Session: 521 BMB education and professional development I
(521.12) Building a Distributed Research Network for Undergraduate Opportunities in Molecular Biochemistry
Sunday, April 3, 2022
12:45 PM – 2:00 PM
Location: Exhibit/Poster Hall A-B - Pennsylvania Convention Center
Poster Board Number: A472
Jeremy Prokop (Michigan State University), Adam Underwood (Walsh University), William Faber (Grand Rapids Community College), Amy Wilstermann (Calvin University), Audrey Shor (Saint Leo University), Cynthia Stenger (University of North Alabama), Sara Cline (Athens State University), Michele Morris (HudsonAlpha Institute for Biotechnology)
The COVID-19 pandemic brought to light the continued issues in access to research opportunities. Many of our undergraduate students at research-intensive institutes lost their ability to go into labs to gain experience. However, students at most smaller colleges and universities faced these challenges to bring research opportunities to students long before the pandemic. Thus, our lower-cost community colleges and higher education institutes with diverse students lack equity when it comes to research investments. This highlights the need for bringing research into diverse institutes using novel approaches. Over the past ten years, our team has built a strategy for integrating genomic and molecular bioinformatics tools into undergraduate opportunities. Developing bioinformatics training material, professor training opportunities, summer research opportunities, and organized large scale research projects, our team has developed a distributed research network. Our goal is to bring genomic and bioinformatic literacy to early undergraduate training to increase STEM retention while improving research equity issues. Having students work on characterizing challenging clinical variants, known as Variants of Uncertain Significance (VUS), brings novel research projects to students while filling the growing needs of clinical variant characterizations.

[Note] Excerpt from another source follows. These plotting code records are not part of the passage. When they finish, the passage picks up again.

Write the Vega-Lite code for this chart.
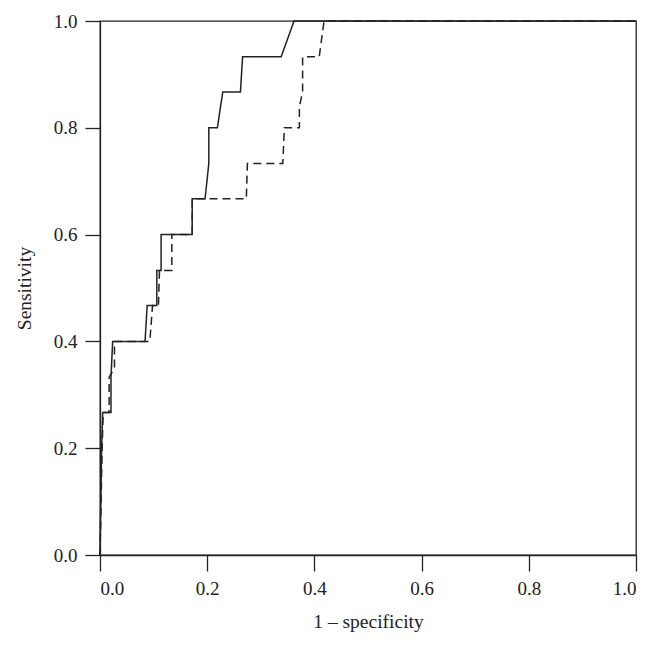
{
  "$schema": "https://vega.github.io/schema/vega-lite/v6.json",
  "width": 536,
  "height": 534,
  "autosize": "none",
  "padding": {"left": 100, "top": 21, "right": 25, "bottom": 92},
  "background": "white",
  "config": {
    "font": "Liberation Serif",
    "view": {"stroke": "#222", "strokeWidth": 1.3},
    "axis": {
      "domainColor": "#222", "tickColor": "#222", "domainWidth": 1.3, "tickWidth": 1.3,
      "labelFont": "Liberation Serif", "titleFont": "Liberation Serif",
      "labelFontSize": 19, "titleFontSize": 19.5, "labelColor": "#222", "titleColor": "#222",
      "titleFontWeight": "normal", "grid": false
    }
  },
  "data": {"values": [
    {"s": "A", "o": 1, "x": 0, "y": 0},
    {"s": "A", "o": 2, "x": 0.003, "y": 0.2},
    {"s": "A", "o": 3, "x": 0.005, "y": 0.267},
    {"s": "A", "o": 4, "x": 0.0205, "y": 0.267},
    {"s": "A", "o": 5, "x": 0.0205, "y": 0.333},
    {"s": "A", "o": 6, "x": 0.0236, "y": 0.4},
    {"s": "A", "o": 7, "x": 0.084, "y": 0.4},
    {"s": "A", "o": 8, "x": 0.088, "y": 0.467},
    {"s": "A", "o": 9, "x": 0.106, "y": 0.467},
    {"s": "A", "o": 10, "x": 0.106, "y": 0.533},
    {"s": "A", "o": 11, "x": 0.114, "y": 0.533},
    {"s": "A", "o": 12, "x": 0.114, "y": 0.6},
    {"s": "A", "o": 13, "x": 0.172, "y": 0.6},
    {"s": "A", "o": 14, "x": 0.172, "y": 0.667},
    {"s": "A", "o": 15, "x": 0.196, "y": 0.667},
    {"s": "A", "o": 16, "x": 0.203, "y": 0.733},
    {"s": "A", "o": 17, "x": 0.203, "y": 0.8},
    {"s": "A", "o": 18, "x": 0.219, "y": 0.8},
    {"s": "A", "o": 19, "x": 0.229, "y": 0.867},
    {"s": "A", "o": 20, "x": 0.262, "y": 0.867},
    {"s": "A", "o": 21, "x": 0.266, "y": 0.933},
    {"s": "A", "o": 22, "x": 0.338, "y": 0.933},
    {"s": "A", "o": 23, "x": 0.362, "y": 1.0},
    {"s": "A", "o": 24, "x": 1.0, "y": 1.0},
    {"s": "B", "o": 1, "x": 0, "y": 0},
    {"s": "B", "o": 2, "x": 0.004, "y": 0.2},
    {"s": "B", "o": 3, "x": 0.006, "y": 0.267},
    {"s": "B", "o": 4, "x": 0.017, "y": 0.267},
    {"s": "B", "o": 5, "x": 0.017, "y": 0.333},
    {"s": "B", "o": 6, "x": 0.027, "y": 0.35},
    {"s": "B", "o": 7, "x": 0.027, "y": 0.4},
    {"s": "B", "o": 8, "x": 0.093, "y": 0.4},
    {"s": "B", "o": 9, "x": 0.098, "y": 0.467},
    {"s": "B", "o": 10, "x": 0.109, "y": 0.467},
    {"s": "B", "o": 11, "x": 0.111, "y": 0.533},
    {"s": "B", "o": 12, "x": 0.134, "y": 0.533},
    {"s": "B", "o": 13, "x": 0.134, "y": 0.6},
    {"s": "B", "o": 14, "x": 0.172, "y": 0.6},
    {"s": "B", "o": 15, "x": 0.172, "y": 0.667},
    {"s": "B", "o": 16, "x": 0.273, "y": 0.667},
    {"s": "B", "o": 17, "x": 0.275, "y": 0.733},
    {"s": "B", "o": 18, "x": 0.341, "y": 0.733},
    {"s": "B", "o": 19, "x": 0.344, "y": 0.8},
    {"s": "B", "o": 20, "x": 0.372, "y": 0.8},
    {"s": "B", "o": 21, "x": 0.372, "y": 0.84},
    {"s": "B", "o": 22, "x": 0.378, "y": 0.867},
    {"s": "B", "o": 23, "x": 0.378, "y": 0.933},
    {"s": "B", "o": 24, "x": 0.409, "y": 0.933},
    {"s": "B", "o": 25, "x": 0.418, "y": 1.0},
    {"s": "B", "o": 26, "x": 1.0, "y": 1.0}
  ]},
  "mark": {"type": "line", "color": "#222", "strokeWidth": 1.5},
  "encoding": {
    "x": {"field": "x", "type": "quantitative", "scale": {"domain": [0, 1], "nice": false},
      "axis": {"title": "1 – specificity", "values": [0, 0.2, 0.4, 0.6, 0.8, 1.0], "format": ".1f", "tickSize": 16, "labelPadding": 8, "titlePadding": 14}},
    "y": {"field": "y", "type": "quantitative", "scale": {"domain": [0, 1], "nice": false},
      "axis": {"title": "Sensitivity", "values": [0, 0.2, 0.4, 0.6, 0.8, 1.0], "format": ".1f", "tickSize": 15, "labelPadding": 8, "titlePadding": 19}},
    "order": {"field": "o"},
    "detail": {"field": "s"},
    "strokeDash": {"field": "s", "type": "nominal", "legend": null,
      "scale": {"domain": ["A", "B"], "range": [[1, 0], [8, 5]]}}
  }
}
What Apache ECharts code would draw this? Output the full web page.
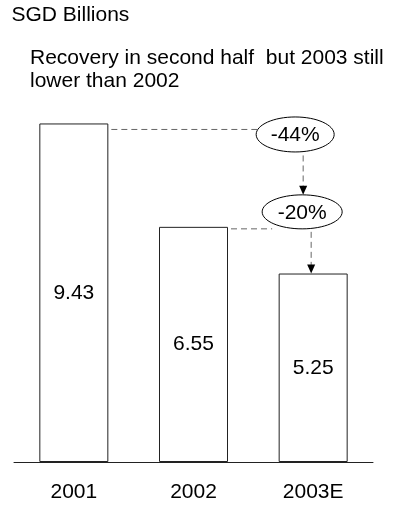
<!DOCTYPE html>
<html>
<head>
<meta charset="utf-8">
<script src="https://cdn.jsdelivr.net/npm/echarts@6/dist/echarts.min.js"></script>
<style>
html,body{margin:0;padding:0;background:#fff;}
#c{width:393px;height:508px;}
</style>
</head>
<body>
<div id="c"></div>
<script>
const categories = ['2001', '2002', '2003E'];
const values = [9.43, 6.55, 5.25];
const changeLabels = ['-44%', '-20%'];
const titleText = 'SGD Billions';
const subtitleText = 'Recovery in second half  but 2003 still\nlower than 2002';

const FONT = '"Liberation Sans", Arial, sans-serif';
const FS = 21;
const BAR_W = 69;
const chart = echarts.init(document.getElementById('c'), null, {renderer: 'canvas'});

const option = {
  animation: false,
  backgroundColor: '#fff',
  title: [
    {text: titleText, left: 11.5, top: 5, padding: 0, textStyle: {fontFamily: FONT, fontSize: FS, fontWeight: 'normal', color: '#000', lineHeight: 21}},
    {text: subtitleText, left: 30, top: 46.5, padding: 0, textStyle: {fontFamily: FONT, fontSize: FS, fontWeight: 'normal', color: '#000', lineHeight: 23}}
  ],
  grid: {left: 14, right: 20, top: 103, bottom: 46},
  xAxis: {
    type: 'category',
    data: categories,
    axisLine: {lineStyle: {color: '#222', width: 1}},
    axisTick: {show: false},
    axisLabel: {fontFamily: FONT, fontSize: FS, color: '#000', margin: 20}
  },
  yAxis: {type: 'value', min: 0, max: 10, show: false, splitLine: {show: false}},
  series: [{
    type: 'bar',
    data: values,
    barWidth: BAR_W,
    itemStyle: {color: '#fff', borderColor: '#222', borderWidth: 1},
    label: {show: true, position: 'inside', fontFamily: FONT, fontSize: FS, color: '#000',
      formatter: p => p.value.toFixed(2)}
  }]
};
chart.setOption(option);

function px(i, v) { return chart.convertToPixel({gridIndex: 0}, [i, v]); }

const dash = {stroke: '#666', lineWidth: 1, lineDash: [6, 4]};
const g = [];
function hline(x1, x2, y) { g.push({type: 'line', shape: {x1, y1: y, x2, y2: y}, style: dash, z: 5}); }
function varrow(x, y1, y2) {
  g.push({type: 'line', shape: {x1: x, y1, x2: x, y2: y2 - 8}, style: dash, z: 5});
  g.push({type: 'polygon', shape: {points: [[x - 4, y2 - 9], [x + 4, y2 - 9], [x, y2]]}, style: {fill: '#000'}, z: 6});
}
function bubble(cx, cy, rx, ry, text) {
  g.push({type: 'ellipse', shape: {cx, cy, rx, ry}, style: {fill: '#fff', stroke: '#000', lineWidth: 1}, z: 7});
  g.push({type: 'text', x: cx, y: cy + 1, style: {text, fill: '#000', font: FS + 'px ' + FONT, textAlign: 'center', textVerticalAlign: 'middle'}, z: 8});
}

const p0 = px(0, values[0]);
const p1 = px(1, values[1]);
const p2 = px(2, values[2]);
const c1 = [p2[0] - 18, p0[1] + 11];
const c2 = [p2[0] - 11, p1[1] - 15];

hline(p0[0] + BAR_W / 2 + 3, c1[0] - 38, p0[1] + 6);
varrow(c1[0] + 8, c1[1] + 21, c2[1] - 17);
hline(p1[0] + BAR_W / 2 + 3, c2[0] - 30, p1[1] + 2);
varrow(c2[0] + 9, c2[1] + 20, p2[1]);
bubble(c1[0], c1[1], 39, 17.5, changeLabels[0]);
bubble(c2[0], c2[1], 40, 17, changeLabels[1]);

chart.setOption({graphic: g});
</script>
</body>
</html>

At the core training, we focus on bringing tools to professors and instructors, lowering the initiation efforts to performing bioinformatics research. These include the optimization of protein homology modeling, molecular dynamic simulations through analysis with a few mouse clicks (or two lines of code for Linux users), 3D protein printing, deep evolutionary profiling with hundreds of species using user-friendly tools, assessing expression from the NCBI SRA, and integrating genomic databases (GTEx, Human Protein Atlas, Geno2MP, gnomAD, Comparative Toxicogenomics Database, PharmGKB, Open Targets Genetics). Once in the hands of professors, they have implemented these tools into independent research projects for their students, coursework design such as bioinformatics classes, and research clubs. Over the past ten years, we have thus impacted hundreds of students with these tools. This can best be highlighted by the students successes integrating the tools into publications on the NMDA receptors (PMID:34726335), CFTR database for cystic fibrosis (PMID: 32734384), NAA10 variant analysis (PMID: 33335012), multiple sclerosis genetics (PMID: 31482761), COVID-19 immune response (PMID:34335605), the SARS-CoV-2 evolution/structural dynamicome (PMID: 32587094), CCR5 role in diverse phenotypes and bioethics (accepted), and SOX gene developmental biology (in review). Thus, the development of tools and strategies and the distribution of research projects can reach students and faculty at any institute, bringing equitable research opportunities to those who traditionally do not have many opportunities.